Over the past six years, American oil companies have invested billions to expand production amid growing domestic and global demand for gasoline and diesel fuel. However, now the industry is nearing dark times.
Flint Hills Resources, a private operator of refineries in Minnesota and Texas, suspended a multi-million dollar upgrade of its equipment, sources told Reuters.
Contractors and engineers said the company is now focused on routine projects and does not plan new projects.
According to David Nunez, CEO of Apache Refinery Services, refiners are tightening their belts in ways no one has seen in years.
The belt-tightening follows the industry's worst quarter since 2012, according to the article.
The six largest US refiners plan to cut their total capital spending by 17 percent this year, to $10.9 billion. Profits are fallings amid a glut in the fuel market caused by increased production both in the US and overseas.
Currently, US refiners can meet domestic and international demand for fuel without adding new investments.
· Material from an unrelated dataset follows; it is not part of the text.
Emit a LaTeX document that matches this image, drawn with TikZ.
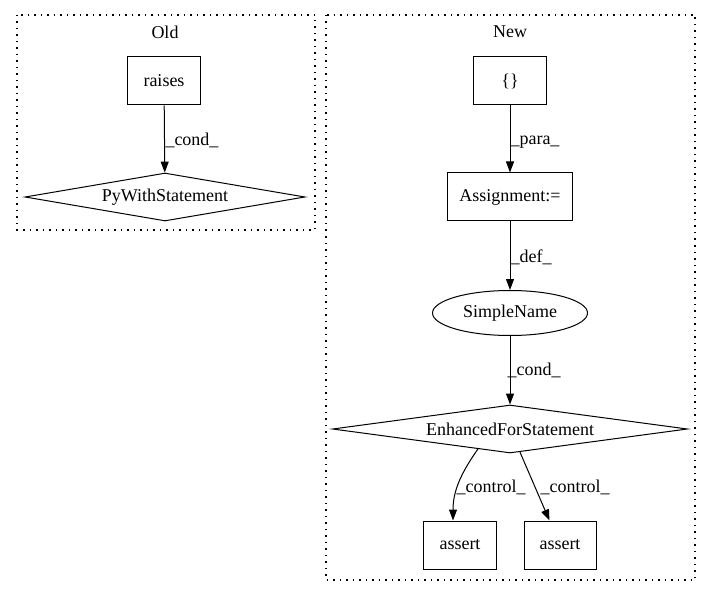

"We are going to have a prolonged period where the refiners can meet the sum of domestic and international demand without expansion," Mark Routt, a senior economist with KBC Advanced Technologies, said.
The slump in global oil prices resulted in a growing number of US oil firms filing for bankruptcy. Now, the number is approaching levels seen during the telecom bust in 2002 and 2003.
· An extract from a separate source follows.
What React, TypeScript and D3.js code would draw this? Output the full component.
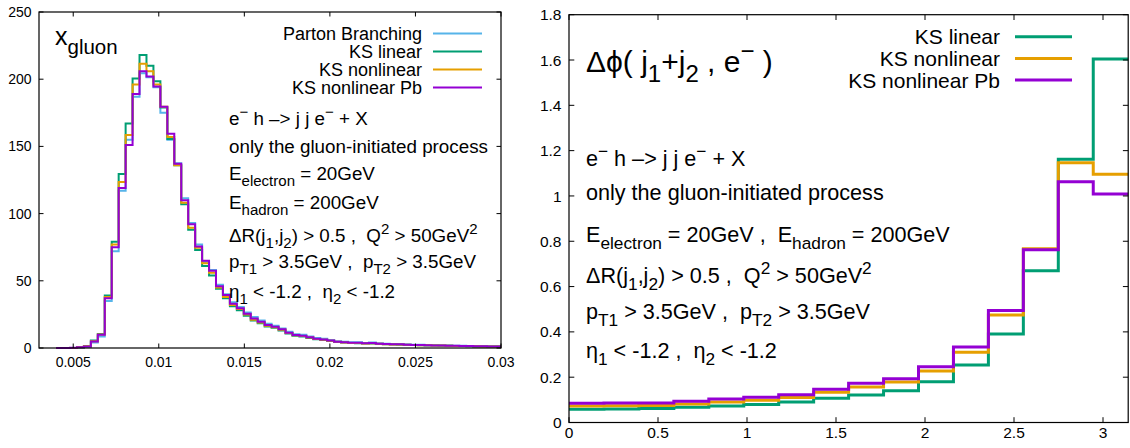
import React, { useRef, useEffect } from 'react';
import * as d3 from 'd3';

// x_gluon histogram: 64 equal bins between these edges
const gluonRange = [0.004, 0.03];
const gluonParton = [0, 0, 0, 0.3, 1, 4, 8.5, 35, 72, 117, 155, 187, 204.5, 201.5, 194, 175, 155, 137.5, 111.5, 93, 77, 64, 58, 47, 40, 34, 30.5, 26.5, 23, 20.5, 18, 16.5, 14.5, 12, 10.3, 9.8, 8.5, 7.4, 6.9, 6, 5.1, 4.6, 4.2, 4.2, 3.8, 4, 3.5, 3.2, 3, 2.9, 2.7, 2.5, 2.4, 2.2, 2.1, 2, 1.9, 1.7, 1.6, 1.5, 1.4, 1.4, 1.3, 1.3];
const gluonLinear = [0, 0, 0, 0.5, 1.5, 5.5, 10.5, 39, 79, 129.5, 167, 200.5, 218, 210, 198.5, 179, 155.5, 136, 107, 88, 73, 61, 54, 44, 37, 31, 28, 24, 20.5, 18.5, 16, 15, 13, 10.8, 9.2, 8.6, 7.5, 6.5, 6, 5.2, 4.4, 4, 3.7, 3.6, 3.3, 3.4, 3, 2.8, 2.6, 2.5, 2.3, 2.2, 2.1, 1.9, 1.8, 1.7, 1.6, 1.5, 1.4, 1.3, 1.2, 1.2, 1.1, 1.1];
const gluonNonlinear = [0, 0, 0, 0.5, 1.3, 5, 10, 38, 77, 123.5, 158.5, 196, 211.5, 206, 196, 179.5, 157, 136, 108, 89.5, 74.5, 63, 56, 45, 38, 32, 29, 25, 21, 19, 16.5, 15.5, 13.5, 11.1, 9.5, 8.9, 7.8, 6.7, 6.2, 5.4, 4.6, 4.1, 3.8, 3.8, 3.4, 3.6, 3.1, 2.8, 2.6, 2.6, 2.4, 2.2, 2.1, 2, 1.9, 1.8, 1.7, 1.5, 1.4, 1.4, 1.3, 1.2, 1.2, 1.1];
const gluonNonlinearPb = [0, 0, 0.2, 0.5, 1.2, 4.8, 9.8, 37, 75, 119, 151, 189, 206, 202, 194.5, 179.5, 159.5, 137, 110, 92, 75.5, 65, 57.5, 46, 39.5, 33, 29.5, 25.5, 22, 19.6, 17.1, 15.9, 13.9, 11.4, 9.7, 9.2, 8, 6.9, 6.4, 5.5, 4.7, 4.2, 3.9, 3.9, 3.5, 3.7, 3.2, 2.9, 2.7, 2.7, 2.5, 2.3, 2.2, 2, 1.9, 1.8, 1.7, 1.6, 1.5, 1.4, 1.3, 1.3, 1.2, 1.2];

// delta phi histogram: 16 equal bins over [0, pi]
const dphiLinear = [0.058, 0.06, 0.062, 0.067, 0.073, 0.079, 0.09, 0.107, 0.121, 0.14, 0.18, 0.254, 0.391, 0.67, 1.162, 1.605];
const dphiNonlinear = [0.073, 0.074, 0.075, 0.082, 0.09, 0.098, 0.11, 0.133, 0.157, 0.179, 0.227, 0.31, 0.475, 0.767, 1.147, 1.096];
const dphiNonlinearPb = [0.085, 0.086, 0.086, 0.0935, 0.104, 0.111, 0.123, 0.147, 0.173, 0.193, 0.246, 0.333, 0.494, 0.762, 1.063, 1.009];

const leftXTicks = [0.005, 0.01, 0.015, 0.02, 0.025, 0.03];
const leftYTicks = [0, 50, 100, 150, 200, 250];
const rightXTicks = [0, 0.5, 1, 1.5, 2, 2.5, 3];
const rightYTicks = [0, 0.2, 0.4, 0.6, 0.8, 1, 1.2, 1.4, 1.6, 1.8];

const BLUE = '#56b4e9';
const GREEN = '#009e73';
const ORANGE = '#e69f00';
const PURPLE = '#9400d3';
const FONT = '"Liberation Sans", Arial, Helvetica, sans-serif';

// text with gnuplot-like sub/superscripts: parts = [[str, 'sub'|'sup'|undefined], ...]
const richText = (g, x, y, parts, fs, anchor = 'start', subFs = fs * 0.8) => {
  const t = g.append('text')
    .attr('x', x)
    .attr('y', y)
    .attr('font-size', fs)
    .attr('text-anchor', anchor)
    .attr('fill', '#000')
    .style('white-space', 'pre');
  let shift = 0;
  parts.forEach(([str, kind]) => {
    const target = kind === 'sub' ? fs * 0.34 : kind === 'sup' ? -fs * 0.42 : 0;
    t.append('tspan')
      .attr('dy', target - shift)
      .attr('font-size', kind ? subFs : fs)
      .text(str);
    shift = target;
  });
  return t;
};

const infoLines = (twoCol) => {
  const lines = [
    [['e'], ['−', 'sup'], [' h –> j j e'], ['−', 'sup'], [' + X']],
    [['only the gluon-initiated process']],
  ];
  if (twoCol) {
    lines.push([['E'], ['electron', 'sub'], [' = 20GeV ,  E'], ['hadron', 'sub'], [' = 200GeV']]);
  } else {
    lines.push([['E'], ['electron', 'sub'], [' = 20GeV']]);
    lines.push([['E'], ['hadron', 'sub'], [' = 200GeV']]);
  }
  lines.push([['ΔR(j'], ['1', 'sub'], [',j'], ['2', 'sub'], [') > 0.5 ,  Q'], ['2', 'sup'], [' > 50GeV'], ['2', 'sup']]);
  lines.push([['p'], ['T1', 'sub'], [' > 3.5GeV ,  p'], ['T2', 'sub'], [' > 3.5GeV']]);
  lines.push([['η'], ['1', 'sub'], [' < -1.2 ,  η'], ['2', 'sub'], [' < -1.2']]);
  return lines;
};

const drawPanel = (svg, cfg) => {
  const { x0, x1, y0, y1, xDomain, yDomain, xTicks, yTicks, xFmt, tickFs, tickLen } = cfg;
  const x = d3.scaleLinear().domain(xDomain).range([x0, x1]);
  const y = d3.scaleLinear().domain(yDomain).range([y1, y0]);
  const g = svg.append('g');

  // histograms
  const stepLine = d3.line().x(d => x(d[0])).y(d => y(d[1])).curve(d3.curveStepAfter);
  cfg.series.forEach(s => {
    const n = s.values.length;
    const w = (s.range[1] - s.range[0]) / n;
    const pts = s.values.map((v, i) => [s.range[0] + i * w, v]);
    pts.push([s.range[1], s.values[n - 1]]);
    g.append('path')
      .attr('d', stepLine(pts))
      .attr('fill', 'none')
      .attr('stroke', s.color)
      .attr('stroke-width', cfg.lineWidth)
      .attr('stroke-linejoin', 'miter');
  });

  // frame + mirrored inward ticks
  g.append('rect')
    .attr('x', x0).attr('y', y0)
    .attr('width', x1 - x0).attr('height', y1 - y0)
    .attr('fill', 'none').attr('stroke', '#000').attr('stroke-width', 1.2);

  xTicks.forEach(t => {
    const px = x(t);
    g.append('line').attr('x1', px).attr('x2', px).attr('y1', y1).attr('y2', y1 - tickLen).attr('stroke', '#000');
    g.append('line').attr('x1', px).attr('x2', px).attr('y1', y0).attr('y2', y0 + tickLen).attr('stroke', '#000');
    g.append('text')
      .attr('x', px).attr('y', cfg.xLabelY)
      .attr('text-anchor', 'middle')
      .attr('font-size', tickFs)
      .text(xFmt(t));
  });
  yTicks.forEach(t => {
    const py = y(t);
    g.append('line').attr('x1', x0).attr('x2', x0 + tickLen).attr('y1', py).attr('y2', py).attr('stroke', '#000');
    g.append('line').attr('x1', x1).attr('x2', x1 - tickLen).attr('y1', py).attr('y2', py).attr('stroke', '#000');
    g.append('text')
      .attr('x', cfg.yLabelX).attr('y', py + tickFs * 0.36)
      .attr('text-anchor', 'end')
      .attr('font-size', tickFs)
      .text(String(t));
  });

  // legend
  cfg.series.forEach((s, i) => {
    const cy = cfg.legend.y + i * cfg.legend.dy;
    g.append('text')
      .attr('x', cfg.legend.textX).attr('y', cy + cfg.legend.fs * 0.36)
      .attr('text-anchor', 'end')
      .attr('font-size', cfg.legend.fs)
      .text(s.name);
    g.append('line')
      .attr('x1', cfg.legend.lineX[0]).attr('x2', cfg.legend.lineX[1])
      .attr('y1', cy).attr('y2', cy)
      .attr('stroke', s.color).attr('stroke-width', cfg.lineWidth);
  });

  // info text block
  cfg.info.lines.forEach((parts, i) => {
    richText(g, cfg.info.x, cfg.info.ys[i], parts, cfg.info.fs);
  });
  return g;
};

export default function App() {
  const svgRef = useRef(null);

  useEffect(() => {
    const svg = d3.select(svgRef.current);
    svg.selectAll('*').remove();
    svg.attr('font-family', FONT);

    const gl = drawPanel(svg, {
      x0: 39, x1: 501, y0: 12, y1: 348,
      xDomain: [0.003, 0.03], yDomain: [0, 250],
      xTicks: leftXTicks, yTicks: leftYTicks,
      xFmt: d => String(d), tickFs: 14, tickLen: 4.5,
      xLabelY: 367, yLabelX: 31.5,
      lineWidth: 2,
      series: [
        { name: 'Parton Branching', color: BLUE, values: gluonParton, range: gluonRange },
        { name: 'KS linear', color: GREEN, values: gluonLinear, range: gluonRange },
        { name: 'KS nonlinear', color: ORANGE, values: gluonNonlinear, range: gluonRange },
        { name: 'KS nonlinear Pb', color: PURPLE, values: gluonNonlinearPb, range: gluonRange },
      ],
      legend: { textX: 422, lineX: [433, 482], y: 33.5, dy: 18, fs: 18 },
      info: { x: 229, fs: 18.8, ys: [125, 153, 180, 209, 241.5, 268, 298], lines: infoLines(false) },
    });
    richText(gl, 55, 45, [['x'], ['gluon', 'sub']], 25, 'start', 20.5);

    const gr = drawPanel(svg, {
      x0: 569, x1: 569 + Math.PI * 178, y0: 14.7, y1: 422.5,
      xDomain: [0, Math.PI], yDomain: [0, 1.8],
      xTicks: rightXTicks, yTicks: rightYTicks,
      xFmt: d => String(d), tickFs: 15.5, tickLen: 5.3,
      xLabelY: 438, yLabelX: 561.5,
      lineWidth: 3,
      series: [
        { name: 'KS linear', color: GREEN, values: dphiLinear, range: [0, Math.PI] },
        { name: 'KS nonlinear', color: ORANGE, values: dphiNonlinear, range: [0, Math.PI] },
        { name: 'KS nonlinear Pb', color: PURPLE, values: dphiNonlinearPb, range: [0, Math.PI] },
      ],
      legend: { textX: 1000, lineX: [1015, 1072], y: 36.7, dy: 21.7, fs: 21 },
      info: { x: 586, fs: 21.6, ys: [166, 200, 241.5, 283, 319, 357.5], lines: infoLines(true) },
    });
    richText(gr, 586, 72, [['Δϕ( j'], ['1', 'sub'], ['+j'], ['2', 'sub'], [' , e'], ['−', 'sup'], [' )']], 30);
  }, []);

  return (
    <svg
      ref={svgRef}
      width={1130}
      height={448}
      style={{ position: 'absolute', left: 0, top: 0, background: '#fff' }}
    />
  );
}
In early-May, Reuter reported that 59 US oil companies have filed for bankruptcy since prices began to fall in 2014. Fifteen oil and gas companies filed for bankruptcy in the first quarter.
"I think we'll see more filings in the second quarter than in the first quarter," Charles Gibbs, a restructuring partner at Akin Gump in Texas, said.
According to a February report by Deloitte, 35 US E&P firms with a cumulative debt of under $18 billion filed for bankruptcy protection from July 2014 to December 2015.